Orsted continues to receive permitting and regulatory approvals, despite intense opposition from residents and lawmakers in the coastal communities.
Protect Our Coast NJ and two other grassroots groups, Save Long Beach Island and Defend Brigantine Beach, filed an appeal this month in state Superior Court seeking an answer on how the state determined that the Ocean Wind 1 project was consistent with state coastal management rules.
New Jersey Democratic Gov. Phil Murphy, a strong supporter of offshore wind technology, wants New Jersey to become a leader in green energy. So far, New Jersey has approved three offshore wind farms and is looking to add more.
Murphy’s goal is to have offshore wind farms producing 11,000 megawatts of power in New Jersey by 2040.
Orsted’s Ocean Wind 1 project between Atlantic City and Stone Harbor would pass by Ocean City, Sea Isle and other beach communities in the process.
The Bureau of Ocean Energy Management announced in May that it has completed its environmental analysis of the Ocean Wind 1 project. It is a key preliminary step needed for construction of the wind farm.
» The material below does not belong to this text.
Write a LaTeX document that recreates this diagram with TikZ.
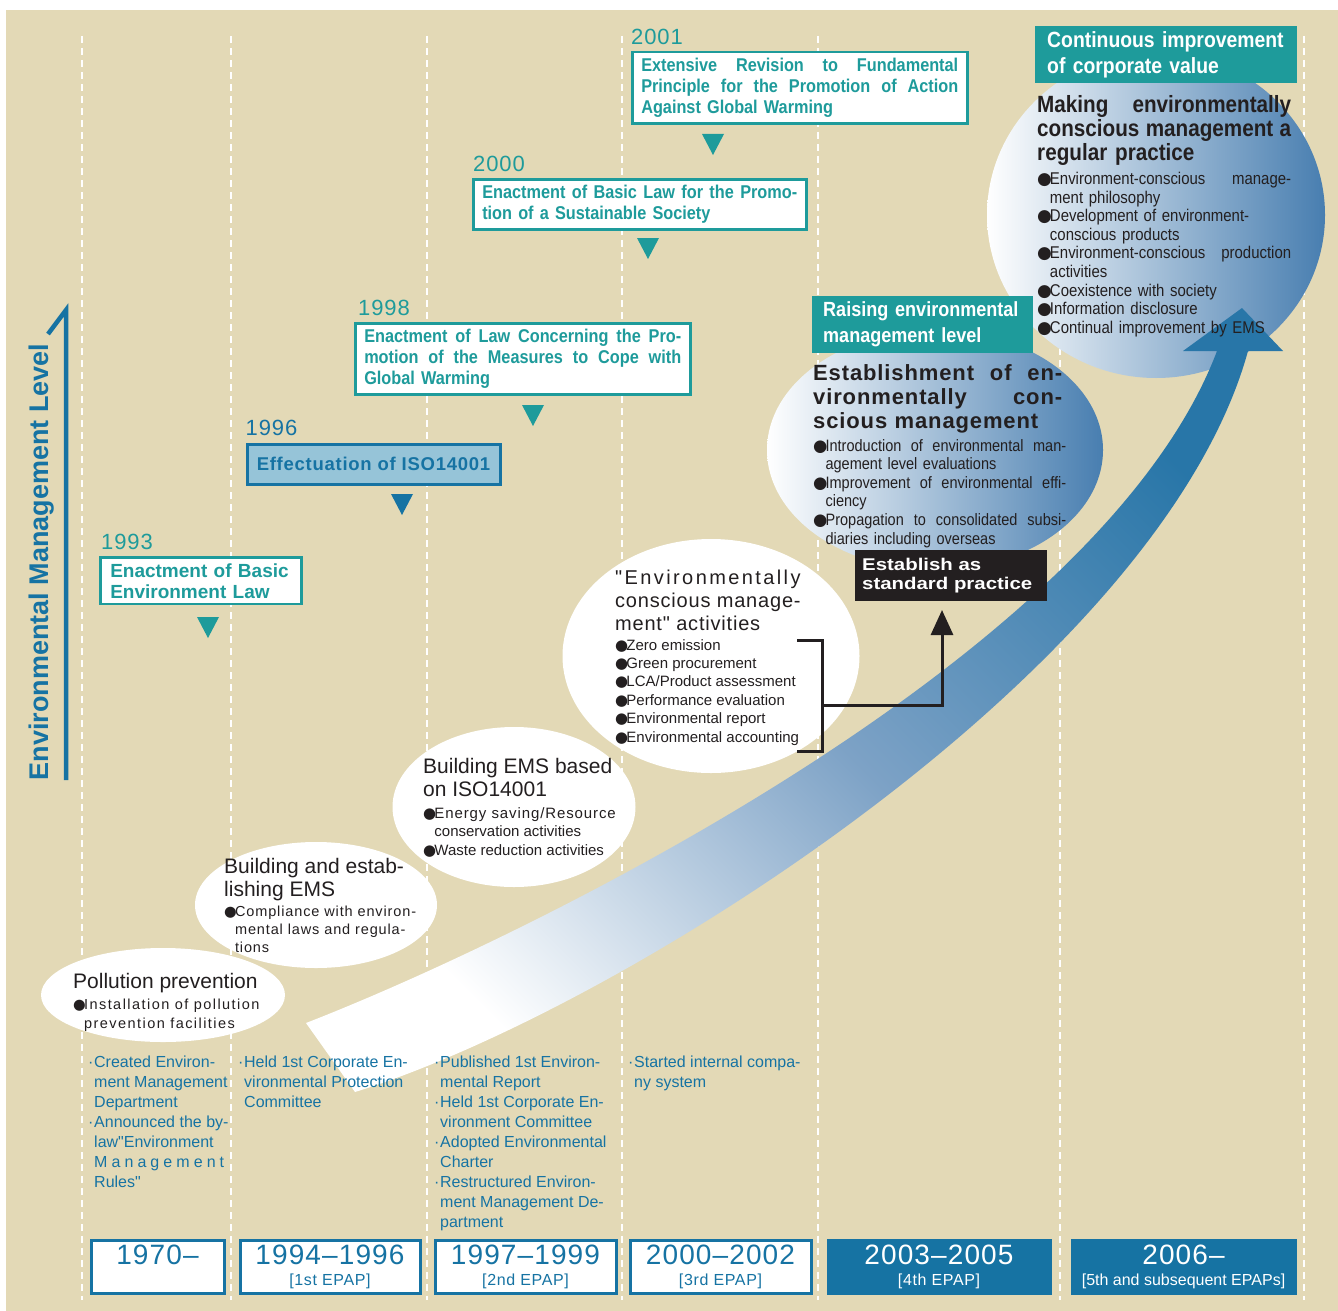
\documentclass[tikz,border=0pt]{standalone}
\usepackage{fontspec}
\setmainfont{Liberation Sans}
\newfontfamily\narrowfont{Liberation Sans}[FakeStretch=0.88]
\newfontfamily\spacedfont{Liberation Sans}[LetterSpace=4]
\newfontfamily\airyfont{Liberation Sans}[LetterSpace=6]
\newfontfamily\widefont{Liberation Sans}[FakeStretch=1.2]
\newfontfamily\dotfont{DejaVu Sans}
\usetikzlibrary{positioning,shapes.geometric,arrows.meta}

\definecolor{bgtan}{RGB}{227,217,182}
\definecolor{evteal}{RGB}{30,155,155}
\definecolor{epblue}{RGB}{22,115,163}
\definecolor{isofill}{RGB}{150,196,216}
\definecolor{ellblue}{RGB}{72,126,176}
\definecolor{swmid}{RGB}{125,162,198}
\definecolor{swblue}{RGB}{40,118,168}
\definecolor{inkblack}{RGB}{35,31,32}

\newcommand{\bulletmark}{\makebox[0.75em][l]{\dotfont ●}}
\newcommand{\bulletgap}{\hspace*{0.75em}}
\newcommand{\dotmark}{\makebox[6pt][l]{·}}
\newcommand{\dotgap}{\hspace*{6pt}}
\newcommand{\fullline}[1]{\makebox[\hsize][s]{\spaceskip=0pt\xspaceskip=0pt #1}}

\tikzset{
  eventbox/.style={anchor=north west, draw=evteal, line width=2.5pt, fill=white, text=evteal,
    inner xsep=9pt, inner ysep=6pt, align=left,
    font=\narrowfont\bfseries\fontsize{18.5}{21}\selectfont},
  yearlabel/.style={inner sep=0pt, text=evteal, font=\spacedfont\fontsize{22}{22}\selectfont},
  tealhead/.style={anchor=north west, fill=evteal, text=white, inner xsep=12pt, inner ysep=3pt,
    minimum height=57pt, align=left, font=\narrowfont\bfseries\fontsize{22}{26}\selectfont},
  bubble/.style={ellipse, fill=white, inner sep=0pt},
  shadebubble/.style={ellipse, inner sep=0pt, left color=white, right color=ellblue},
  bubbletitle/.style={anchor=north west, inner sep=0pt, align=left, text=inkblack,
    font=\fontsize{21}{23}\selectfont},
  bubbletext/.style={anchor=north west, inner sep=0pt, align=left, text=inkblack,
    font=\fontsize{15}{18.5}\selectfont},
  notetext/.style={anchor=north west, inner sep=0pt, align=left, text=epblue,
    font=\addfontfeature{Ligatures=TeXOff}\fontsize{16}{20}\selectfont},
  periodbox/.style={anchor=north west, draw=epblue, line width=3pt, fill=white, text=epblue,
    inner sep=0pt, minimum height=53pt, align=center, font=\spacedfont\fontsize{16}{21}\selectfont},
  periodnow/.style={periodbox, draw=none, fill=epblue, text=white, minimum height=56pt},
  stdbox/.style={anchor=north west, fill=inkblack, text=white, inner xsep=7pt, align=left,
    font=\widefont\bfseries\fontsize{17}{19.5}\selectfont}
}

\begin{document}
\begin{tikzpicture}[x=1pt, y=-1pt]
\useasboundingbox (0,0) rectangle (1338,1311);
\fill[bgtan] (6,10) rectangle (1338,1311);

\foreach \x in {82,231,427,622,818,1060,1304}
  \draw[white, line width=2.2pt, dash pattern=on 7pt off 5pt] (\x,36) -- (\x,1300);

\node[bubble, minimum width=244pt, minimum height=94pt] (bubPoll) at (163,995) {};
\node[bubble, minimum width=242pt, minimum height=126pt] (bubEms) at (316,905) {};
\node[bubble, minimum width=243pt, minimum height=160pt] (bubIso) at (514,807) {};
\node[bubble, minimum width=297pt, minimum height=234pt] (bubEnv) at (711,656) {};
\node[shadebubble, minimum width=336pt, minimum height=240pt] (bubStd) at (935,450) {};
\node[shadebubble, minimum width=338pt, minimum height=326pt] (bubTop) at (1156,215) {};

\shade[left color=white, right color=swblue, middle color=swmid, shading angle=135]
  (306,1023) .. controls (520,940) and (1100,660) .. (1217,351) -- (1183,351) -- (1242,308)
  -- (1283,351) -- (1248,351) .. controls (1160,670) and (620,1010) .. (355,1092) -- cycle;

\coordinate (axistop) at (66,310);
\coordinate (axisfoot) at (66,780);
\draw[epblue, line width=4.5pt, line join=miter] (48,334) -- (axistop) -- (axisfoot);
\node[rotate=90, inner sep=0pt, text=epblue, font=\bfseries\fontsize{27}{27}\selectfont] (axislabel) at (42,562) {Environmental Management Level};

\node[eventbox, text width=317pt] (ev2001) at (631,51) {\fullline{Extensive Revision to Fundamental}\\\fullline{Principle for the Promotion of Action}\\Against Global Warming};
\node[eventbox, text width=315pt] (ev2000) at (472,178) {\fullline{Enactment of Basic Law for the Promo-}\\tion of a Sustainable Society};
\node[eventbox, text width=317pt] (ev1998) at (354,322) {\fullline{Enactment of Law Concerning the Pro-}\\\fullline{motion of the Measures to Cope with}\\Global Warming};
\node[eventbox, draw=epblue, line width=3pt, fill=isofill, text=epblue, minimum width=253pt, minimum height=40pt, font=\spacedfont\bfseries\fontsize{18.5}{21}\selectfont] (ev1996) at (245.5,442.5) {Effectuation of ISO14001};
\node[eventbox, text width=181pt, inner xsep=10pt, font=\bfseries\fontsize{19}{21}\selectfont] (ev1993) at (99,556) {Enactment of Basic\\Environment Law};

\node[yearlabel, above right=6pt and 0pt of ev2001.north west] (yr2001) {2001};
\node[yearlabel, above right=6pt and 1pt of ev2000.north west] (yr2000) {2000};
\node[yearlabel, above right=6pt and 4pt of ev1998.north west] (yr1998) {1998};
\node[yearlabel, text=epblue, above right=7pt and 0pt of ev1996.north west] (yr1996) {1996};
\node[yearlabel, above right=6pt and 2pt of ev1993.north west] (yr1993) {1993};

\foreach \x/\y/\c in {713/134/evteal, 648/238/evteal, 533/405/evteal, 402/494/epblue, 208/617/evteal}
  \fill[\c] (\x-11,\y) -- (\x+11,\y) -- (\x,\y+21) -- cycle;

\node[tealhead, text width=238pt] (headTop) at (1035,26) {Continuous improvement\\of corporate value};
\node[tealhead, text width=199pt, inner xsep=11pt, font=\narrowfont\bfseries\fontsize{20.5}{26}\selectfont] (headMid) at (812,296) {Raising environmental\\management level};

\node[bubbletitle, text width=254pt, font=\narrowfont\bfseries\fontsize{23.5}{24}\selectfont] (titleTop) at (1037,95) {\fullline{Making environmentally}\\\fullline{conscious management a}\\regular practice};
\node[bubbletext, text width=254pt, font=\narrowfont\fontsize{17}{18.6}\selectfont] (listTop) at (1037,172) {\fullline{\bulletmark Environment-conscious manage-}\\\bulletgap ment philosophy\\\bulletmark Development of environment-\\\bulletgap conscious products\\\fullline{\bulletmark Environment-conscious production}\\\bulletgap activities\\\bulletmark Coexistence with society\\\bulletmark Information disclosure\\\bulletmark Continual improvement by EMS};

\node[bubbletitle, text width=249pt, font=\spacedfont\bfseries\fontsize{22}{24}\selectfont] (titleMid) at (813,364) {\fullline{Establishment of en-}\\\fullline{vironmentally con-}\\scious management};
\node[bubbletext, text width=253pt, font=\narrowfont\fontsize{16.5}{18.6}\selectfont] (listMid) at (813,439) {\fullline{\bulletmark Introduction of environmental man-}\\\bulletgap agement level evaluations\\\fullline{\bulletmark Improvement of environmental effi-}\\\bulletgap ciency\\\fullline{\bulletmark Propagation to consolidated subsi-}\\\bulletgap diaries including overseas};

\node[stdbox, text width=178pt, minimum height=51pt] (std) at (855,550) {Establish as\\standard practice};

\node[bubbletitle, font=\spacedfont\addfontfeature{Ligatures=TeXOff}\fontsize{20}{23}\selectfont] (titleEnv) at (615,570) {{\addfontfeature{LetterSpace=12}"Environmentally}\\conscious manage-\\ment" activities};
\node[bubbletext, font=\fontsize{15}{18.4}\selectfont] (listEnv) at (615,639) {\bulletmark Zero emission\\\bulletmark Green procurement\\\bulletmark LCA/Product assessment\\\bulletmark Performance evaluation\\\bulletmark Environmental report\\\bulletmark Environmental accounting};

\draw[inkblack, line width=3pt] (797,640) -- (822,640) -- (822,751) -- (797,751);
\coordinate (brk) at (822,705);
\coordinate (stdtip) at (942,610);
\draw[inkblack, line width=3pt, -{Triangle[width=22pt,length=25pt]}] (brk) -| (stdtip);

\node[bubbletitle] (titleIso) at (423,758) {Building EMS based\\on ISO14001};
\node[bubbletext] (listIso) at (423,807) {{\addfontfeature{LetterSpace=6}\bulletmark Energy saving/Resource}\\\bulletgap conservation activities\\\bulletmark Waste reduction activities};

\node[bubbletitle] (titleEms) at (224,858) {Building and estab-\\lishing EMS};
\node[bubbletext, font=\airyfont\fontsize{14.5}{18}\selectfont] (listEms) at (224,906) {\bulletmark Compliance with environ-\\\bulletgap mental laws and regula-\\\bulletgap tions};

\node[bubbletitle] (titlePoll) at (73,973) {Pollution prevention};
\node[bubbletext, font=\airyfont\addfontfeature{LetterSpace=10}\fontsize{14.5}{19}\selectfont] (listPoll) at (73,999) {\bulletmark Installation of pollution\\\bulletgap prevention facilities};

\node[notetext] (note1) at (88,1056) {\dotmark Created Environ-\\\dotgap ment Management\\\dotgap Department\\\dotmark Announced the by-\\\dotgap law"Environment\\\dotgap\makebox[130pt][s]{M a n a g e m e n t}\\\dotgap Rules"};
\node[notetext] (note2) at (238,1056) {\dotmark Held 1st Corporate En-\\\dotgap vironmental Protection\\\dotgap Committee};
\node[notetext] (note3) at (434,1056) {\dotmark Published 1st Environ-\\\dotgap mental Report\\\dotmark Held 1st Corporate En-\\\dotgap vironment Committee\\\dotmark Adopted Environmental\\\dotgap Charter\\\dotmark Restructured Environ-\\\dotgap ment Management De-\\\dotgap partment};
\node[notetext] (note4) at (628,1056) {\dotmark Started internal compa-\\\dotgap ny system};

\node[periodbox, minimum width=133pt] (per1) at (89.5,1238.5) {{\fontsize{28}{28}\selectfont 1970–}\\\phantom{[}};
\node[periodbox, minimum width=180pt] (per2) at (238.5,1238.5) {{\fontsize{28}{28}\selectfont 1994–1996}\\{[1st EPAP]}};
\node[periodbox, minimum width=181pt] (per3) at (433.5,1238.5) {{\fontsize{28}{28}\selectfont 1997–1999}\\{[2nd EPAP]}};
\node[periodbox, minimum width=181pt] (per4) at (628.5,1238.5) {{\fontsize{28}{28}\selectfont 2000–2002}\\{[3rd EPAP]}};
\node[periodnow, minimum width=225pt] (per5) at (825,1237) {{\fontsize{28}{28}\selectfont 2003–2005}\\{[4th EPAP]}};
\node[periodnow, minimum width=226pt] (per6) at (1069,1237) {{\fontsize{28}{28}\selectfont 2006–}\\{\normalfont [5th and subsequent EPAPs]}};
\end{tikzpicture}
\end{document}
“The BOEM publication of the Final EIS represents the culmination of years of thoughtful and thorough environmental studies, analyses, reviews and stakeholder interaction and engagement,” Katharine Perry, permit manager for Orsted, said in a statement. “It reinforces that Ocean Wind 1 can and will be developed with a clear focus on protecting and preserving New Jersey’s vast natural resources.”
A transmission line to connect the wind turbines with the land-based electric grid would run through parts of Ocean City and Marmora to a substation at the former B.L. England power plant in Upper Township. Ocean City and Cape May County are fighting in court to try to block the New Jersey Board of Public Utilities approval of the transmission line.